This notification appears when the scanner detects one or more broken links on the page.
What Does “Checking And Fixing Broken Links” Mean?
Broken Links are URLs that lead to pages with server response codes 4xx or 5xx. It means that the outgoing link will not be available to the user, leading to a broken link.
A 4xx or 5xxx server response code indicates that the page is temporarily or permanently unavailable or banned for viewing. You can read more about the 404 response code and fix it in the Advanced SEO help from Google Search Center.
What Triggers This Issue?
This issue reports indexed pages that contain external links to URLs that return one of the HTTP response codes 4xx or 5xx. When visiting such a page, the user will not get the information he wants, and the search engine robot will get stumped on entering pages of the site into the index.
One broken link is unlikely to hurt your site, but a larger number of broken links may affect your search engine ranking.
How to Check the Issue?
Take advantage of tools for web admins and SEO audits for checking this issue. It can be either Google Search Console or other crawlers.
Wait until the site scan is complete and review the report to find issues. Usually, pages with broken links are marked by the crawler as critical to fix. Therefore, I recommend that you do not delay in fixing this issue.
Sitechecker scans your website, gathering information about issues and warnings within your domain. It can also be used to identify broken links.
Dig deeper into the issue to check internal and external links and their status codes.
Why is This Important?
Server response code 4xx or 5xx shows broken links. Such links on the website are bad for both the user experience and the search engines’ perception of the site. People can’t access the information they want. Search engine robots spend a crawling budget on dead-end pages and don’t crawl important pages on your site.
Read more about the impact of broken links on your site’s SEO and what harm it causes on the MOZ blog.
Discover details about pages containing links to broken pages!
Conduct a full audit to detect and fix all the URLs that link to broken pages.
How to Fix the Issue?
Depending on what server response code the page returns, you may be able to choose how to fix this issue.

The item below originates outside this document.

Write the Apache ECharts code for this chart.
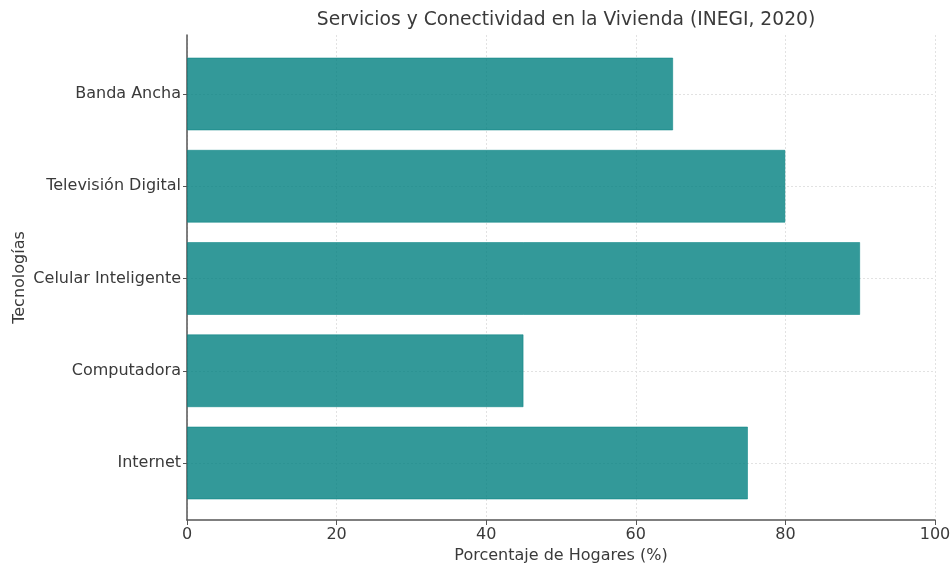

- HTTP 404 (Not Found) means that the page may have been moved or deleted, but the link to it remains the same. You can restore the page with the old URL from the archive, remove the link from the original page, or replace it with a working page.
- HTTP 403 (Forbidden) indicates that the server settings deny access to the URL. To fix it, just check the server settings and give the correct instructions.
- 5xx (Server Error) indicates a possible problem with the server. It may be due to server speed, excessive load, or incorrect settings.
Check all potential weaknesses to avoid the appearance of indexable outgoing broken links on the pages of your site.